Loss and Exile in Héctor Abad’s Oblivion

a photograph of Medellin

“There is an exile worse than that beyond borders: the exile of the heart,” a fellow Colombian exile in Spain tells Héctor Abad. After his father’s 1987 assassination in Medellín, Abad was exiled from Colombia; nearly two decades later, Abad published Oblivion, a memoir that attempts to deal with the violent end to his father’s life. In it, Abad writes of how his father’s death and his subsequent exile—events that, to him, become inseparable—untethered him from his home.

Oblivion starts with a dedication: “And for the sake of remembering, I wear my father’s face over mine.” Abad (who is named after his father) is a self-proclaimed daddy’s boy. He writes of how, when he was a child, “one day I had to choose between God and my dad, and I chose my dad.” Abad recounts the memory, relating how he told a nun who cared for him: “No. I don’t want to go to heaven anymore. I don’t like heaven if my daddy’s not going to be there. I’d rather go to hell with him.” Following his father’s murder and his subsequent exile, Abad was forced out of his heaven, his home. There is no heaven without one’s creator, one’s greatest love; there is no heaven without one’s home. The first chapter of the book ends with Abad saying he’d throw himself into the River Medellín if his father ever died. While Abad didn’t throw himself into the river after his father’s murder, he was thrown out of Colombia—and when he returned, he did so to peer into the oblivion.

This talk of oblivion and death reveals Abad’s greatest fear: that his father will disappear from his consciousness, and then from the rest of the universe. He writes:

Although I am forced to believe in it, I do not want to imagine the painful moment when the people I most love—children, wife, friends, relatives—also stop existing, which will be the moment when I too will stop living, even as someone’s vivid memory, forever. My father didn’t know either, didn’t want to know, when I would die. What he did know, and this, perhaps, is another of our fragile consolations, is that I would remember him forever, and that I would fight to rescue him from oblivion for at least a few years more, I don’t know how many, with the evocative power of words.

Abad writes against oblivion, documenting his aspirations, the letters he sent to his son, how he tended his garden. Abad, importantly, was taught to write by his father. “On his typewriter I learned the whole alphabet,” he says, “the numbers and all the punctuation marks, which may explain why a keyboard—much more than a pencil or pen—is for me the truest representation of the act of writing.” Abad used what his father taught him to combat his absence, to combat some of the pain, to combat his heading into the oblivion.

Abad spends most of his memoir trying to remember positive things. Even when he thinks about the day of his father’s murder, Abad tries to spare him. He tries to imagine his father not feeling much pain, not seeing the murderers until the very end, not watching the student who was accompanying him die. You can tell Abad struggles to believe these hopes, but you know that battle is a righteous one—this is how he is trying to avenge his father. Abad, in telling his father’s story, works not to let his murderers win. Writing, too, is his way of spending a moment in the memory of his own personal heaven.

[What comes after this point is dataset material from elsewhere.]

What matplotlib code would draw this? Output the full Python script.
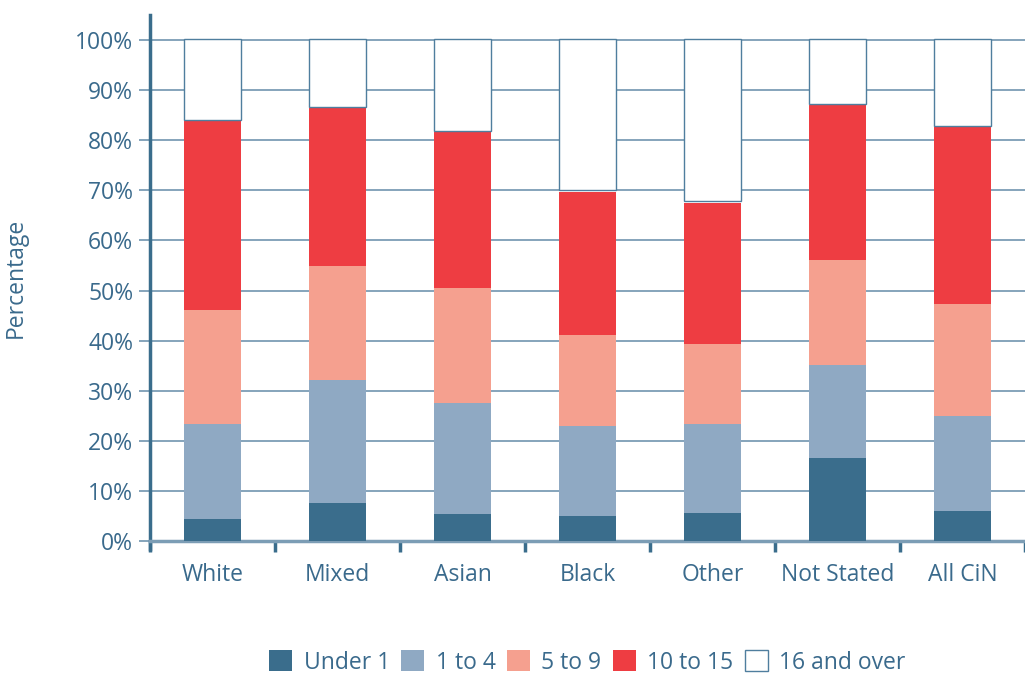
import matplotlib.pyplot as plt
import numpy as np

categories = ["White", "Mixed", "Asian", "Black", "Other", "Not Stated", "All CiN"]
under_1 = [4.4, 7.6, 5.4, 5.0, 5.6, 16.6, 6.0]
age_1_4 = [19.0, 24.5, 22.1, 18.0, 17.8, 18.5, 18.9]
age_5_9 = [22.7, 22.8, 23.0, 18.1, 15.9, 21.0, 22.4]
age_10_15 = [37.7, 31.5, 31.1, 28.6, 28.2, 30.9, 35.3]
age_16_over = [16.2, 13.6, 18.4, 30.3, 32.5, 13.0, 17.4]

series = [under_1, age_1_4, age_5_9, age_10_15, age_16_over]
labels = ["Under 1", "1 to 4", "5 to 9", "10 to 15", "16 and over"]
colors = ["#3a6d8c", "#8fa9c3", "#f5a08f", "#ee3d42", "white"]

TXT = "#3a6a8c"
FS = 16.5
plt.rcParams['font.family'] = ['Open Sans', 'DejaVu Sans']

fig = plt.figure(figsize=(10.25, 6.73), dpi=100)
ax = fig.add_axes([150/1025, 132/673, 875/1025, 526/673])

x = np.arange(len(categories))
bottom = np.zeros(len(categories))
for vals, lab, col in zip(series, labels, colors):
    if col == "white":
        ax.bar(x, vals, 0.45, bottom=bottom + 0.3, color=col, edgecolor="#4f7e9e",
               linewidth=1.0, label=lab, zorder=3)
    else:
        ax.bar(x, vals, 0.45, bottom=bottom, color=col, label=lab, zorder=3)
    bottom += np.array(vals)

ax.set_xlim(-0.5, len(categories) - 0.5)
ax.set_ylim(0, 105)
ax.set_yticks(np.arange(0, 101, 10))
ax.set_yticklabels([f"{v}%" for v in range(0, 101, 10)], fontsize=FS, color=TXT)
ax.yaxis.grid(True, color="#7c9db5", linewidth=1.3, zorder=0)
ax.tick_params(axis="y", length=8, width=1.3, color="#7c9db5", pad=4)

ax.set_xticks(x)
ax.set_xticklabels(categories, fontsize=FS, color=TXT)
ax.set_xticks(np.arange(-0.5, len(categories)), minor=True)
ax.tick_params(axis="x", which="major", length=0, pad=16)
ax.tick_params(axis="x", which="minor", length=8, width=2.5, color="#3a6d8c")

for s in ["top", "right"]:
    ax.spines[s].set_visible(False)
ax.spines["left"].set_color("#3a6d8c")
ax.spines["left"].set_linewidth(2.5)
ax.spines["left"].set_bounds(-1.5, 105)
ax.spines["bottom"].set_color("#7c9db5")
ax.spines["bottom"].set_linewidth(2.5)

ax.set_ylabel("Percentage", fontsize=FS, color=TXT)
ax.yaxis.set_label_coords(-0.14, 0.5)

fig.legend(loc="lower center", ncol=5, bbox_to_anchor=(0.573, -0.033), frameon=False,
           fontsize=FS, labelcolor=TXT, handlelength=1.0, handleheight=1.0,
           handletextpad=0.5, columnspacing=0.5)

fig.savefig("out.png", dpi=100)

Abad writes about how he still communicates with his father, saying:

I think the only reason I’ve been able to keep writing all these years, and to commit my writings to print, is because I know my father, more than anyone, would have enjoyed reading these pages of mine that he never got to read, that he’ll never read. It is one of the saddest paradoxes of my life: almost everything I’ve ever written has been for someone who cannot read me, and this book itself is nothing more than a letter to a shade.

There is happiness in this sadness, in Abad’s talking to the shadows of his father before they fade, but you can feel the biting conversation Abad is having with his father throughout the book. When he recalls his father saying, “If [suffering] is what he needs, he’ll get it from life. Life provides more than enough suffering on its own, and I’m not going to add to it,” you can hear the pain in the memory. When his father was reduced to a “pool of blood and a body lying faceup,” Abad suffered. He notices that “sometimes he walks down the street weeping. Or not weeping, it’s just that he thinks of some detail of his faraway country and his eyes redden with distant visions, the tear ducts get irritated at not seeing and water pours down his cheeks.” As Abad writes of and talks with the ghost of his father, those visions turn to the tragic. But he has to keep telling the story—it is the only way to survive, the only way to understand his father, for his father to live on.

Like all exile stories, for Abad to survive, to keep any semblance of home or of his father with him, he has to avenge the tragedy of loss by hanging on to the good, even when it returns him to sadness. So he hangs onto his father, telling his story to anyone who will pay attention. With every word we read, we help Abad keep his father from oblivion just a little while longer.